Toward that end The Conservancy's study included a detailed survey of the people of Accomack and Northampton counties, exploring how they live, why they stay on the Shore and how they would prefer to have the islands managed. It turned out that most of them live there because they like it the way it is. Although earning a living there is hard, many said they wouldn't leave for any amount of money.
The islands have remained relatively natural for the same reason the Shore is largely undeveloped. The Virginia end of the Delmarva Peninsula is a cul-de-sac; to get anywhere from there takes a long drive to the north or an expensive one to the south via the hight-toll Chesapeake Bay Bridge-Tunnel (before that it was a long ferry ride).
Although the majority of Shore residents expressed affection for the vista the marsh and islands provide, few of them have ever visited one of the islands. Those who do go there to hunt or fish or to wrestle in private with John Barleycorn tend to feel they may do as they damn please, the same as Daddy and Grandaddy did.
The Conservancy couldn't keep such fiercely independent people off the islands if it wanted to, and for that reason has carefully chosen the name "reserve" instead of "preserve" or "wildlife sanctuary."
"Fishing from or around the islands isn't going to hurt anything," a Conservancy spokesman said. "Reasonable hunting won't either although our membership runs heavily to birders and anti-hunters in general, which has created some tension. The poaching tradition still runs strong on the Shore, and that is something we have to deal with as best we can.
"But if you arrest a local man for trespassing or poaching, you've alienated his family, friends and neighbors, and what we're hoping is that people will come to understand that the rules we have adopted are not designed to take away the benefits the islands have always given them, but to make sure the same benefits will be available to their children."
It will take years to get a handle on the processes by which the islands form and migrate, and the ebb and flow of life on them. For all that the two-year ecological study was among the most extensive and detailed that have ever been attempted on such a scale, it is largely a catalog.The plant communities, for instance, are called erra incognito in the report, and descriptions of the animal population are hedged with reservations.
"It is a researcher's paradise," Hennessy said.

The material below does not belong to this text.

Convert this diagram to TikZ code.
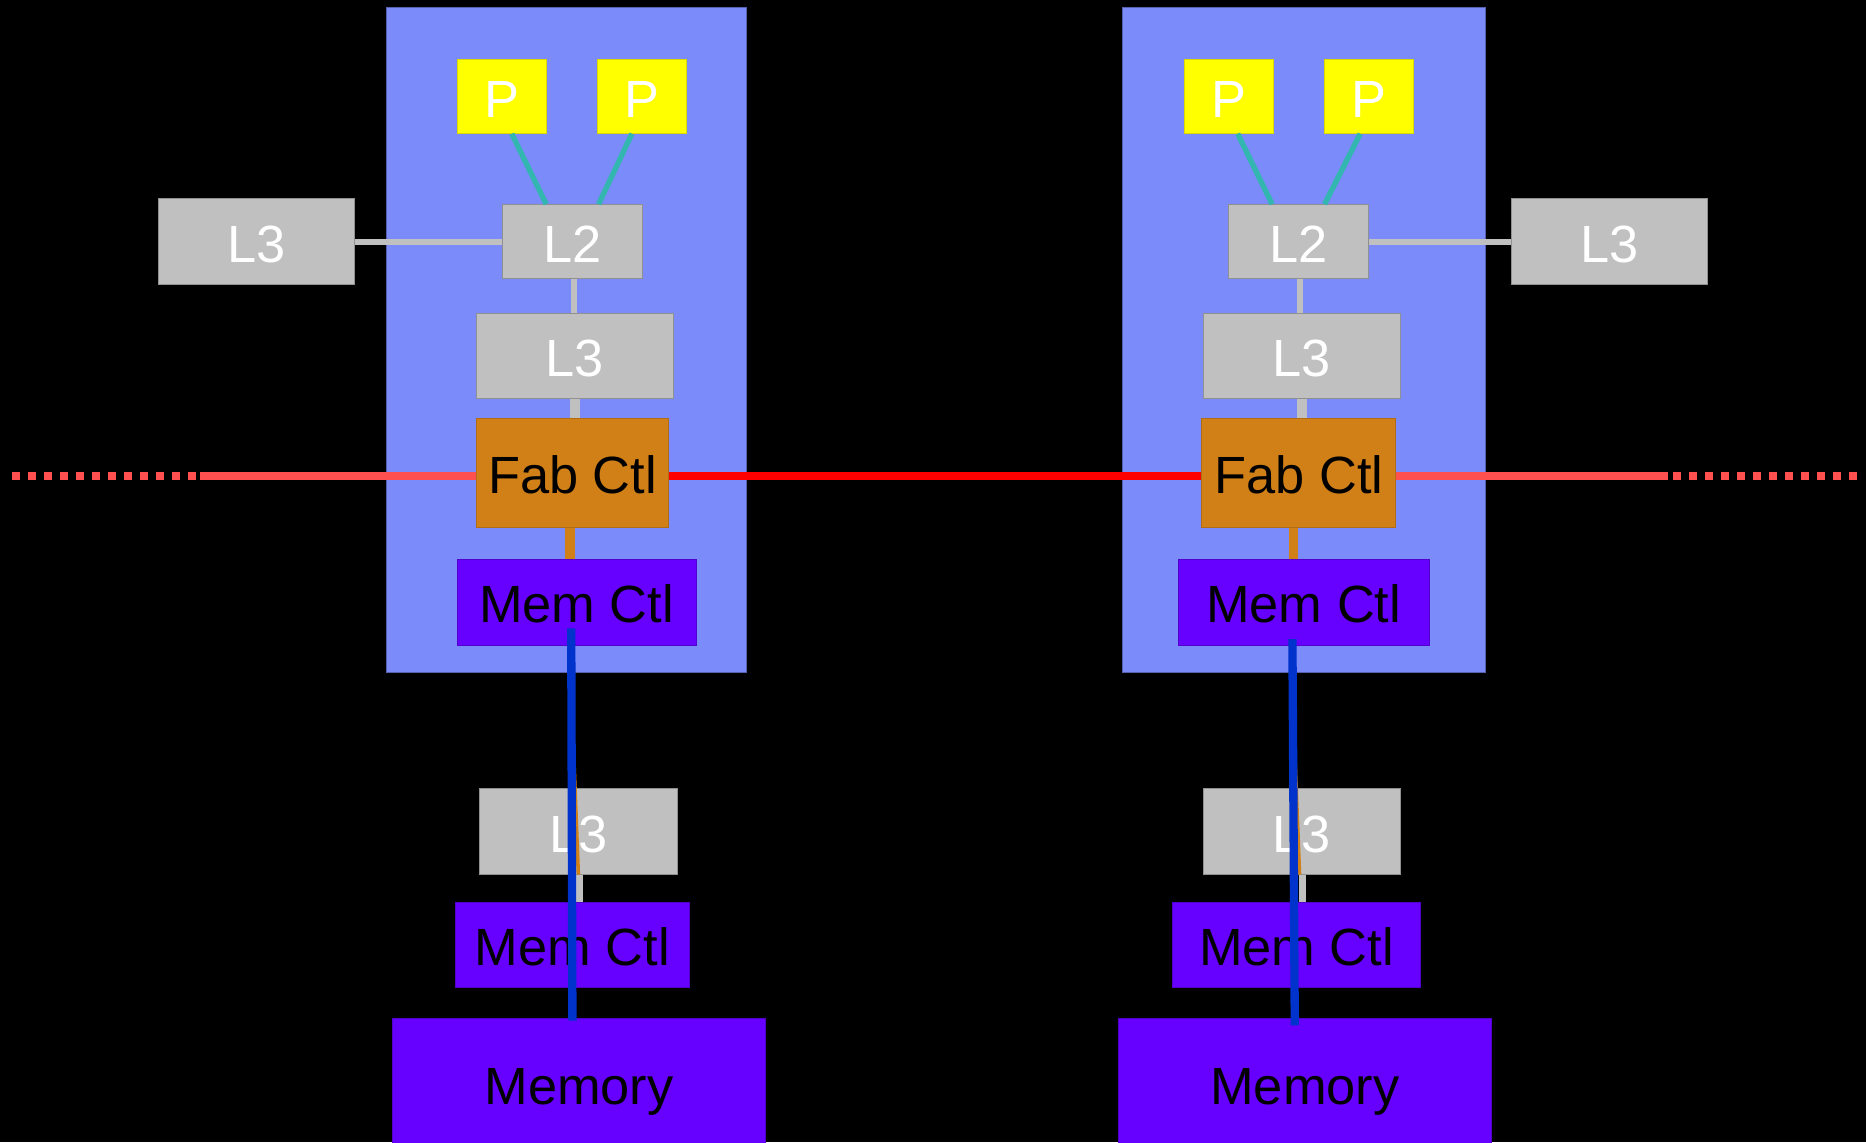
\documentclass[tikz,border=0pt]{standalone}
\usepackage{fontspec}
\setmainfont{Liberation Sans}
\definecolor{chipblue}{RGB}{123,139,250}
\definecolor{procyellow}{RGB}{255,255,0}
\definecolor{cachegray}{RGB}{192,192,192}
\definecolor{faborange}{RGB}{208,128,22}
\definecolor{mempurple}{RGB}{102,0,255}
\definecolor{wireteal}{RGB}{51,181,176}
\definecolor{linkred}{RGB}{255,80,80}
\definecolor{busblue}{RGB}{0,51,204}
\begin{document}
\begin{tikzpicture}[
    x=1pt, y=-1pt,
    chip/.style={rectangle, fill=chipblue, draw=chipblue!70!black, line width=0.8pt},
    box/.style={rectangle, inner sep=0pt, line width=0.8pt, text height=35pt, text depth=0pt, font=\fontsize{44}{50}\selectfont},
    proc/.style={box, fill=procyellow, draw=procyellow!85!black, text=white, minimum width=75pt, minimum height=62pt},
    cache/.style={box, fill=cachegray, draw=cachegray!75!black, text=white, minimum width=166pt, minimum height=72pt},
    fab/.style={box, fill=faborange, draw=faborange!85!black, minimum width=162pt, minimum height=91pt},
    mem/.style={box, fill=mempurple, draw=mempurple!80!black, minimum height=72pt},
    tealwire/.style={draw=wireteal, line width=4.5pt},
    graywire/.style={draw=cachegray, line width=5pt},
    orangewire/.style={draw=faborange, line width=8pt},
    buswire/.style={draw=busblue, line width=7pt},
    farlink/.style={draw=linkred, line width=7pt},
    farlinkdots/.style={farlink, dash pattern=on 6.7pt off 6.7pt}
]
\useasboundingbox (0,0) rectangle (1568,960);
\fill[black] (0,0) rectangle (1568,960);

\node[chip, minimum width=302pt, minimum height=559pt] (chipA) at (476,285.5) {};
\node[chip, minimum width=305pt, minimum height=559pt] (chipB) at (1095.5,285.5) {};

\node[proc] (pA1) at (421.5,81) {P};
\node[proc] (pA2) at (539.5,81) {P};
\node[cache, minimum width=118pt, minimum height=62pt] (l2A) at (481,203) {L2};
\node[cache, minimum width=165pt] (l3xA) at (215.5,203) {L3};
\node[cache] (l3A) at (483,299) {L3};
\node[fab] (fabA) at (481,397.5) {Fab Ctl};
\node[mem, minimum width=201pt] (mcA) at (484.5,506) {Mem Ctl};
\node[cache] (l3bA) at (486,698.5) {L3};
\node[mem, minimum width=196pt] (mcbA) at (481,794) {Mem Ctl};
\node[mem, minimum width=313pt, minimum height=110pt] (memA) at (486.5,911) {Memory};

\node[proc] (pB1) at (1032.5,81) {P};
\node[proc] (pB2) at (1150.5,81) {P};
\node[cache, minimum width=118pt, minimum height=62pt] (l2B) at (1091,203) {L2};
\node[cache, minimum width=165pt] (l3xB) at (1352.5,203) {L3};
\node[cache] (l3B) at (1094,299) {L3};
\node[fab, minimum width=163pt] (fabB) at (1091.5,397.5) {Fab Ctl};
\node[mem, minimum width=211pt] (mcB) at (1095.5,506) {Mem Ctl};
\node[cache] (l3bB) at (1094,698.5) {L3};
\node[mem, minimum width=209pt] (mcbB) at (1089.5,794) {Mem Ctl};
\node[mem, minimum width=313pt, minimum height=110pt] (memB) at (1096.5,911) {Memory};

\coordinate (linkAin) at (168,400);
\coordinate (linkAdot) at (164.5,400);
\coordinate (linkAend) at (8,400);
\coordinate (linkBin) at (1402,400);
\coordinate (linkBdot) at (1406,400);
\coordinate (linkBend) at (1566,400);
\coordinate (busA) at (480,528);
\coordinate (busB) at (1086,537);

\draw[tealwire] ([xshift=8.5pt]pA1.south) -- ([xshift=-22pt]l2A.north);
\draw[tealwire] ([xshift=-8.5pt]pA2.south) -- ([xshift=22pt]l2A.north);
\draw[tealwire] ([xshift=7.5pt]pB1.south) -- ([xshift=-22pt]l2B.north);
\draw[tealwire] ([xshift=-7.5pt]pB2.south) -- ([xshift=22pt]l2B.north);

\draw[graywire] (l3xA.east) -- (l2A.west);
\draw[graywire] (l2B.east) -- (l3xB.west);
\draw[graywire] ([xshift=1pt]l2A.south) -- ([xshift=1pt]l2A.south |- l3A.north);
\draw[graywire] ([xshift=1pt]l2B.south) -- ([xshift=1pt]l2B.south |- l3B.north);
\draw[graywire, line width=8pt] (l3A.south) -- (l3A.south |- fabA.north);
\draw[graywire, line width=8pt] (l3B.south) -- (l3B.south |- fabB.north);
\draw[orangewire] ([xshift=-2pt]fabA.south) -- ([xshift=-2pt]fabA.south |- mcA.north);
\draw[orangewire] ([xshift=-4.5pt]fabB.south) -- ([xshift=-4.5pt]fabB.south |- mcB.north);

\draw[draw=red, line width=7pt] (linkAin -| fabA.east) -- (linkAin -| fabB.west);
\draw[farlink] (linkAin -| fabA.west) -- (linkAin);
\draw[farlinkdots] (linkAdot) -- (linkAend);
\draw[farlink] (linkBin -| fabB.east) -- (linkBin);
\draw[farlinkdots] (linkBdot) -- (linkBend);

\draw[orangewire, line width=3pt] ([xshift=-6pt]mcA.south) -- (l3bA.south);
\draw[orangewire, line width=3pt] ([xshift=-11pt]mcB.south) -- ([xshift=-2pt]l3bB.south);
\draw[graywire, line width=6pt] ([xshift=1pt]l3bA.south) -- ([xshift=1pt]l3bA.south |- mcbA.north);
\draw[graywire, line width=6pt] ([xshift=0.5pt]l3bB.south) -- ([xshift=0.5pt]l3bB.south |- mcbB.north);

\draw[buswire] (busA) -- ([xshift=-5.5pt,yshift=-2pt]memA.north);
\draw[buswire] (busB) -- ([xshift=-8.5pt,yshift=-6pt]memB.north);
\end{tikzpicture}
\end{document}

For instance, here on Hog Island, the wild cattle and sheep obviously are seriously interfering with plant succession. They may be the reason why the trees have never come back, and their selective grazing is obviously what permits such a profusion of thistles.
"Several doctoral candidates would have fine topics for dissertations by watching the changes that follow removal of the livestock, and somebody else could be on the beach exploring the erosion and deposition process. On other islands there are similar opportunities; in fact there is enough here to study that somebody else could work on the ecological impact of so many researchers."
He reeled in his fishing line and regarded the unmolested bait. "There's so much to be done here I feel guilty. I think I could spend the rest of my life watching the seasons and the wildlife come and go."